Everything ran away from her and everything came together; everything broken was joined, and family and home and past and future and her father and her son, Tariq in bed and Tariq in the boot, all were finally one. She was spinning around the brass pole and life was spinning beyond her—life itself, miraculous life—and everything was as it should be, the approaching night, Sydney, her thoughts and her feelings, the past few days, the sounds of cars, radios, laughter and the cough of Ferdy and the sight of him standing there at the edge of the table, wanting to speak to her, the inevitable summons:
“Krystal,” he was saying in a low voice, “dance, just dance.”
But the Doll no longer wanted to dance.
87
The elevator doors opened and the Doll strode out into the hotel’s ground floor. She was heading through a large open entrance in one side of the foyer into the café next door when she sensed the police moving into the hotel foyer behind her. But she was already moving again, in control, walking out of the café, smiling at one of the grim-faced cops as he bustled past her. So dopey, the cops now seemed to her, almost childlike, like Maxie playing, and—if only for a moment—they weren’t frightening in the least.
And with this coked-up confidence and purpose that both dazzled and perplexed her, the Doll headed down the street, while inside the hotel and inside her heart everything was turmoil and confusion.
For the Doll was remembering how she had once believed it was possible to remake her world again and again. But now walking up Pitt Street, sensing the police cars massing behind her, festooning the hotel with their flickering lights, it was clear to her that all this was just a dream, and that life had always been there waiting for its revenge on those who think they can shape it. As the traffic tensed then halted because of the raid, she saw
that any attempt to shape life, to make of herself something new, all of that was just so much crap.

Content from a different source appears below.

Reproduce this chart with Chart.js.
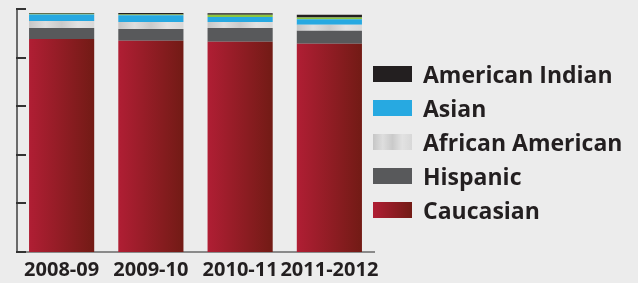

There was no end to this world, and no end and no reason to its sufferings, its joys, its senselessness.
At the first cross-street that had flowing traffic, the Doll dropped the postcard in a letterbox, then put her hand out for a taxi. As she waited, she became aware of a noise rising to compete with the industrial moan of the city, a distant rumbling she recognised as the roar of a hailstorm some kilometres away. In the gap above her a darkening steel blue cloud filled the city with a strange, new light. She could feel a slight breeze, the first wind in weeks, and sensed this new air cooling her shaven head.
A taxi halted and the Doll got in. She was mildly annoyed to see an Asian driver, for in addition to not trusting Asians, they always now reminded her of Fung. Instead of the normal radio talkback of most taxis, piano music was playing. The almost hesitant, shy piano notes seemed familiar; the way they rose to some strange assertion of their own beauty reminded her of something—what was it? The mysterious tinkling sounds and the awkward moments of revelatory silence between notes, together reaching some dark, terrible truth—but what was it? What?
“Excuse me,” the Doll asked. “What are you playing?”
“Chopin,” the taxi driver replied. “His Nocturne in F Minor. Very beautiful.”
‘How could I have forgotten?’ wondered the Doll. And as she continued listening, the piece began affecting her in a new and entirely unexpected way. How was it possible that for so long she had believed that in comfort and ease was to be found life? Hearing Chopin as if for the first time, such an idea struck her as being as dumb as searching a real estate guide for love.